Since its inception, the museum has depicted authoritarianism as a thing of the past while failing to warn working people about the conditions under which the counterrevolutionary dictatorship of the bourgeoisie emerged and can re-emerge. These omissions enable successive DPP governments to contrast their supposed social democratic credentials with KMT despotism.
Consequently, the DPP (be it ruling or in opposition) can accuse those who question US imperialism and the DPP of being traitors, saboteurs, “communist agents,” enemies within and of being complicit in the Chinese bourgeois regime’s “cognitive warfare” against Taiwan. This closely resembles the KMT’s earlier red-baiting campaign, which always blamed any discontent on “evil communist forces.”

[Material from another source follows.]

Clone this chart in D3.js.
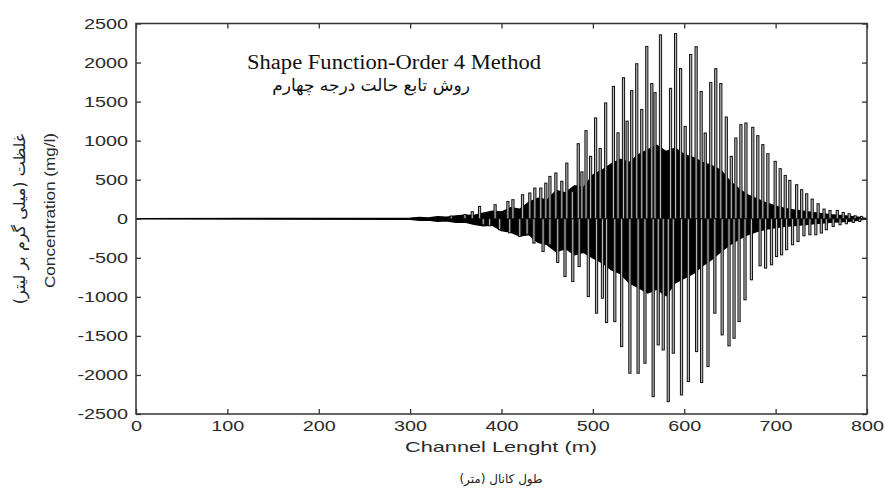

Examples abound. In July 2023, DPP presidential candidate Lai Ching-te declared that the January 2024 presidential election in Taiwan would be a “choice between the White House and Zhongnanhai.” The latter was a reference to the compound that houses the leadership of the Chinese Communist Party and the State Council.
Lai’s remark exemplifies that, just like its far-right predecessor, the DPP represents a comprador ruling class aligned with imperialism and is an example of the dead end of bourgeois nationalism and politics.
US Secretary of State Antony Blinken has praised Taiwan, which is also an enthusiastic backer of Israel’s genocide against the Palestinians, as “a reliable partner, a vibrant democracy, and a force for good in the world.” Such a remark is reserved exclusively for the comprador bourgeoisie that is answerable solely to the greatest purveyor of violence in the world, and not to the nation’s toiling masses.
The DPP’s support for Yoon Suk Yeol’s martial law decree speaks to the fact that all competing factions of the national bourgeoisie are essentially an instrument of imperialism and none are capable of waging any independent struggle against it. The parliamentary state does not and will not rid itself of class exploitation and national oppression. As Marx and Engels remind us in The Communist Manifesto, the battle of democracy can only be won if the working class raises itself to the position of the ruling class and does away with capitalist slavery and national oppression.